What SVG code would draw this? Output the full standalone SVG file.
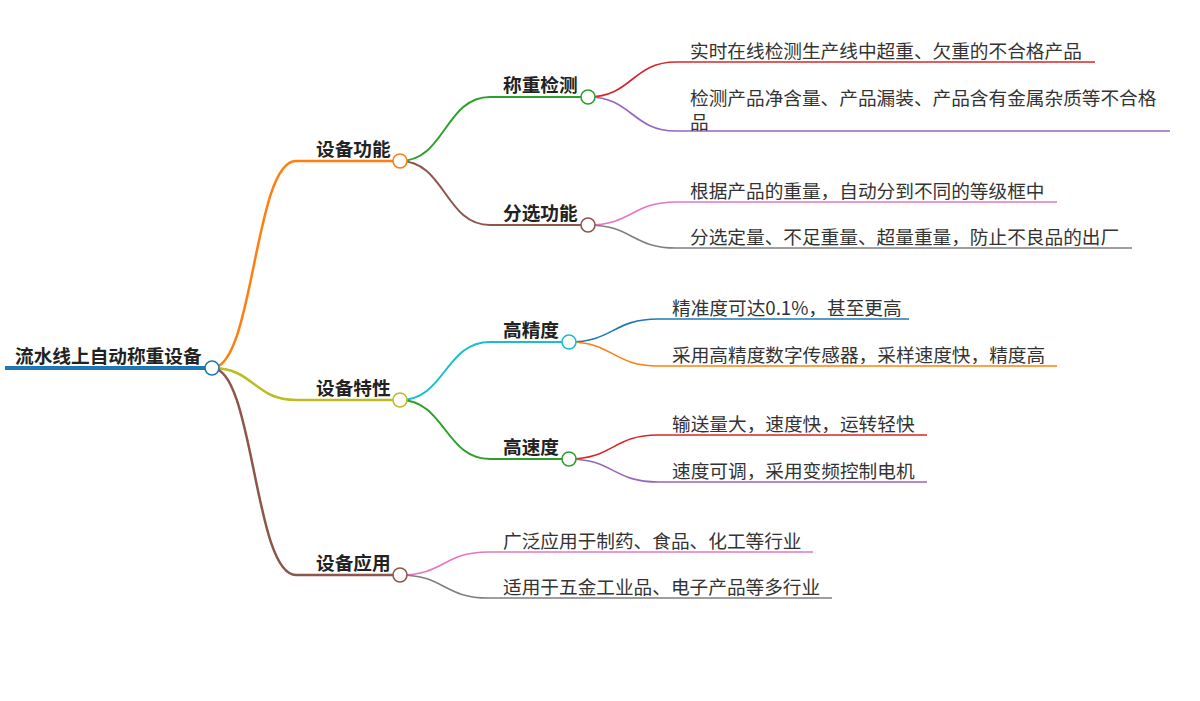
<svg xmlns="http://www.w3.org/2000/svg" width="1200" height="701" viewBox="0 0 1200 701">
<style>
text{font-family:"Noto Sans CJK SC","Liberation Sans",sans-serif;font-size:18.67px;fill:#333}
.b{font-weight:bold;fill:#222}
.lk{fill:none}
circle{fill:#fff;stroke-width:1.6}
line{stroke-linecap:butt}
.l0{stroke-width:4}.l1{stroke-width:2.5}.l2{stroke-width:2}.l3{stroke-width:1.6}
</style>
<rect width="1200" height="701" fill="#fff"/>
<g id="connectors" class="lk">
<path class="l1" stroke="#ff7f0e" d="M212,368 C254,368 254,161 296,161"/>
<path class="l1" stroke="#bcbd22" d="M212,368 C254,368 254,400 296,400"/>
<path class="l1" stroke="#8c564b" d="M212,368 C254,368 254,575 296,575"/>
<path class="l2" stroke="#2ca02c" d="M400,161 C445,161 445,97 490,97"/>
<path class="l2" stroke="#8c564b" d="M400,161 C445,161 445,225 490,225"/>
<path class="l2" stroke="#17becf" d="M400,400 C445,400 445,342 490,342"/>
<path class="l2" stroke="#2ca02c" d="M400,400 C445,400 445,459 490,459"/>
<path class="l3" stroke="#d62728" d="M588,97 C632,97 632,62 676,62"/>
<path class="l3" stroke="#9467bd" d="M588,97 C632,97 632,131 676,131"/>
<path class="l3" stroke="#e377c2" d="M588,225 C632,225 632,202 676,202"/>
<path class="l3" stroke="#7f7f7f" d="M588,225 C632,225 632,248 676,248"/>
<path class="l3" stroke="#1f77b4" d="M569,342 C613,342 613,319 658,319"/>
<path class="l3" stroke="#ff7f0e" d="M569,342 C613,342 613,366 658,366"/>
<path class="l3" stroke="#d62728" d="M569,459 C613,459 613,435 658,435"/>
<path class="l3" stroke="#9467bd" d="M569,459 C613,459 613,482 658,482"/>
<path class="l3" stroke="#e377c2" d="M400,575 C444,575 444,552 488,552"/>
<path class="l3" stroke="#7f7f7f" d="M400,575 C444,575 444,598 488,598"/>
</g>
<g id="root">
<line class="l0" x1="5" y1="368" x2="212" y2="368" stroke="#1f77b4"/>
<text class="b" x="15" y="363">流水线上自动称重设备</text>
<circle cx="212" cy="368" r="7" stroke="#1f77b4"/>
</g>
<g id="n-gongneng">
<line class="l1" x1="296" y1="161" x2="400" y2="161" stroke="#ff7f0e"/>
<text class="b" x="316" y="156">设备功能</text>
<circle cx="400" cy="161" r="7" stroke="#ff7f0e"/>
</g>
<g id="n-chengzhong">
<line class="l2" x1="490" y1="97" x2="588" y2="97" stroke="#2ca02c"/>
<text class="b" x="503" y="92">称重检测</text>
<circle cx="588" cy="97" r="7" stroke="#2ca02c"/>
</g>
<g id="leaf1">
<line class="l3" x1="676" y1="62" x2="1095" y2="62" stroke="#d62728"/>
<text x="690" y="58">实时在线检测生产线中超重、欠重的不合格产品</text>
</g>
<g id="leaf2">
<line class="l3" x1="676" y1="131" x2="1170" y2="131" stroke="#9467bd"/>
<text x="690" y="105">检测产品净含量、产品漏装、产品含有金属杂质等不合格<tspan x="690" y="129">品</tspan></text>
</g>
<g id="n-fenxuan">
<line class="l2" x1="490" y1="225" x2="588" y2="225" stroke="#8c564b"/>
<text class="b" x="503" y="220">分选功能</text>
<circle cx="588" cy="225" r="7" stroke="#8c564b"/>
</g>
<g id="leaf3">
<line class="l3" x1="676" y1="202" x2="1057" y2="202" stroke="#e377c2"/>
<text x="690" y="198">根据产品的重量，自动分到不同的等级框中</text>
</g>
<g id="leaf4">
<line class="l3" x1="676" y1="248" x2="1132" y2="248" stroke="#7f7f7f"/>
<text x="690" y="244">分选定量、不足重量、超量重量，防止不良品的出厂</text>
</g>
<g id="n-texing">
<line class="l1" x1="296" y1="400" x2="400" y2="400" stroke="#bcbd22"/>
<text class="b" x="316" y="395">设备特性</text>
<circle cx="400" cy="400" r="7" stroke="#bcbd22"/>
</g>
<g id="n-gaojingdu">
<line class="l2" x1="490" y1="342" x2="569" y2="342" stroke="#17becf"/>
<text class="b" x="503" y="337">高精度</text>
<circle cx="569" cy="342" r="7" stroke="#17becf"/>
</g>
<g id="leaf5">
<line class="l3" x1="658" y1="319" x2="909" y2="319" stroke="#1f77b4"/>
<text x="672" y="315">精准度可达0.1%，甚至更高</text>
</g>
<g id="leaf6">
<line class="l3" x1="658" y1="366" x2="1057" y2="366" stroke="#ff7f0e"/>
<text x="672" y="362">采用高精度数字传感器，采样速度快，精度高</text>
</g>
<g id="n-gaosudu">
<line class="l2" x1="490" y1="459" x2="569" y2="459" stroke="#2ca02c"/>
<text class="b" x="503" y="454">高速度</text>
<circle cx="569" cy="459" r="7" stroke="#2ca02c"/>
</g>
<g id="leaf7">
<line class="l3" x1="658" y1="435" x2="927" y2="435" stroke="#d62728"/>
<text x="672" y="431">输送量大，速度快，运转轻快</text>
</g>
<g id="leaf8">
<line class="l3" x1="658" y1="482" x2="927" y2="482" stroke="#9467bd"/>
<text x="672" y="478">速度可调，采用变频控制电机</text>
</g>
<g id="n-yingyong">
<line class="l1" x1="296" y1="575" x2="400" y2="575" stroke="#8c564b"/>
<text class="b" x="316" y="570">设备应用</text>
<circle cx="400" cy="575" r="7" stroke="#8c564b"/>
</g>
<g id="leaf9">
<line class="l3" x1="488" y1="552" x2="813" y2="552" stroke="#e377c2"/>
<text x="503" y="548">广泛应用于制药、食品、化工等行业</text>
</g>
<g id="leaf10">
<line class="l3" x1="488" y1="598" x2="832" y2="598" stroke="#7f7f7f"/>
<text x="503" y="594">适用于五金工业品、电子产品等多行业</text>
</g>
</svg>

Task description> Leave out the pictures and reproduce the rest of the listing exactly.

Solution>
What SVG code would draw this? Output the full standalone SVG file.
<svg xmlns="http://www.w3.org/2000/svg" width="1200" height="701" viewBox="0 0 1200 701">
<style>
text{font-family:"Noto Sans CJK SC","Liberation Sans",sans-serif;font-size:18.67px;fill:#333}
.b{font-weight:bold;fill:#222}
.lk{fill:none}
circle{fill:#fff;stroke-width:1.6}
line{stroke-linecap:butt}
.l0{stroke-width:4}.l1{stroke-width:2.5}.l2{stroke-width:2}.l3{stroke-width:1.6}
</style>
<rect width="1200" height="701" fill="#fff"/>
<g id="connectors" class="lk">
<path class="l1" stroke="#ff7f0e" d="M212,368 C254,368 254,161 296,161"/>
<path class="l1" stroke="#bcbd22" d="M212,368 C254,368 254,400 296,400"/>
<path class="l1" stroke="#8c564b" d="M212,368 C254,368 254,575 296,575"/>
<path class="l2" stroke="#2ca02c" d="M400,161 C445,161 445,97 490,97"/>
<path class="l2" stroke="#8c564b" d="M400,161 C445,161 445,225 490,225"/>
<path class="l2" stroke="#17becf" d="M400,400 C445,400 445,342 490,342"/>
<path class="l2" stroke="#2ca02c" d="M400,400 C445,400 445,459 490,459"/>
<path class="l3" stroke="#d62728" d="M588,97 C632,97 632,62 676,62"/>
<path class="l3" stroke="#9467bd" d="M588,97 C632,97 632,131 676,131"/>
<path class="l3" stroke="#e377c2" d="M588,225 C632,225 632,202 676,202"/>
<path class="l3" stroke="#7f7f7f" d="M588,225 C632,225 632,248 676,248"/>
<path class="l3" stroke="#1f77b4" d="M569,342 C613,342 613,319 658,319"/>
<path class="l3" stroke="#ff7f0e" d="M569,342 C613,342 613,366 658,366"/>
<path class="l3" stroke="#d62728" d="M569,459 C613,459 613,435 658,435"/>
<path class="l3" stroke="#9467bd" d="M569,459 C613,459 613,482 658,482"/>
<path class="l3" stroke="#e377c2" d="M400,575 C444,575 444,552 488,552"/>
<path class="l3" stroke="#7f7f7f" d="M400,575 C444,575 444,598 488,598"/>
</g>
<g id="root">
<line class="l0" x1="5" y1="368" x2="212" y2="368" stroke="#1f77b4"/>
<text class="b" x="15" y="363">流水线上自动称重设备</text>
<circle cx="212" cy="368" r="7" stroke="#1f77b4"/>
</g>
<g id="n-gongneng">
<line class="l1" x1="296" y1="161" x2="400" y2="161" stroke="#ff7f0e"/>
<text class="b" x="316" y="156">设备功能</text>
<circle cx="400" cy="161" r="7" stroke="#ff7f0e"/>
</g>
<g id="n-chengzhong">
<line class="l2" x1="490" y1="97" x2="588" y2="97" stroke="#2ca02c"/>
<text class="b" x="503" y="92">称重检测</text>
<circle cx="588" cy="97" r="7" stroke="#2ca02c"/>
</g>
<g id="leaf1">
<line class="l3" x1="676" y1="62" x2="1095" y2="62" stroke="#d62728"/>
<text x="690" y="58">实时在线检测生产线中超重、欠重的不合格产品</text>
</g>
<g id="leaf2">
<line class="l3" x1="676" y1="131" x2="1170" y2="131" stroke="#9467bd"/>
<text x="690" y="105">检测产品净含量、产品漏装、产品含有金属杂质等不合格<tspan x="690" y="129">品</tspan></text>
</g>
<g id="n-fenxuan">
<line class="l2" x1="490" y1="225" x2="588" y2="225" stroke="#8c564b"/>
<text class="b" x="503" y="220">分选功能</text>
<circle cx="588" cy="225" r="7" stroke="#8c564b"/>
</g>
<g id="leaf3">
<line class="l3" x1="676" y1="202" x2="1057" y2="202" stroke="#e377c2"/>
<text x="690" y="198">根据产品的重量，自动分到不同的等级框中</text>
</g>
<g id="leaf4">
<line class="l3" x1="676" y1="248" x2="1132" y2="248" stroke="#7f7f7f"/>
<text x="690" y="244">分选定量、不足重量、超量重量，防止不良品的出厂</text>
</g>
<g id="n-texing">
<line class="l1" x1="296" y1="400" x2="400" y2="400" stroke="#bcbd22"/>
<text class="b" x="316" y="395">设备特性</text>
<circle cx="400" cy="400" r="7" stroke="#bcbd22"/>
</g>
<g id="n-gaojingdu">
<line class="l2" x1="490" y1="342" x2="569" y2="342" stroke="#17becf"/>
<text class="b" x="503" y="337">高精度</text>
<circle cx="569" cy="342" r="7" stroke="#17becf"/>
</g>
<g id="leaf5">
<line class="l3" x1="658" y1="319" x2="909" y2="319" stroke="#1f77b4"/>
<text x="672" y="315">精准度可达0.1%，甚至更高</text>
</g>
<g id="leaf6">
<line class="l3" x1="658" y1="366" x2="1057" y2="366" stroke="#ff7f0e"/>
<text x="672" y="362">采用高精度数字传感器，采样速度快，精度高</text>
</g>
<g id="n-gaosudu">
<line class="l2" x1="490" y1="459" x2="569" y2="459" stroke="#2ca02c"/>
<text class="b" x="503" y="454">高速度</text>
<circle cx="569" cy="459" r="7" stroke="#2ca02c"/>
</g>
<g id="leaf7">
<line class="l3" x1="658" y1="435" x2="927" y2="435" stroke="#d62728"/>
<text x="672" y="431">输送量大，速度快，运转轻快</text>
</g>
<g id="leaf8">
<line class="l3" x1="658" y1="482" x2="927" y2="482" stroke="#9467bd"/>
<text x="672" y="478">速度可调，采用变频控制电机</text>
</g>
<g id="n-yingyong">
<line class="l1" x1="296" y1="575" x2="400" y2="575" stroke="#8c564b"/>
<text class="b" x="316" y="570">设备应用</text>
<circle cx="400" cy="575" r="7" stroke="#8c564b"/>
</g>
<g id="leaf9">
<line class="l3" x1="488" y1="552" x2="813" y2="552" stroke="#e377c2"/>
<text x="503" y="548">广泛应用于制药、食品、化工等行业</text>
</g>
<g id="leaf10">
<line class="l3" x1="488" y1="598" x2="832" y2="598" stroke="#7f7f7f"/>
<text x="503" y="594">适用于五金工业品、电子产品等多行业</text>
</g>
</svg>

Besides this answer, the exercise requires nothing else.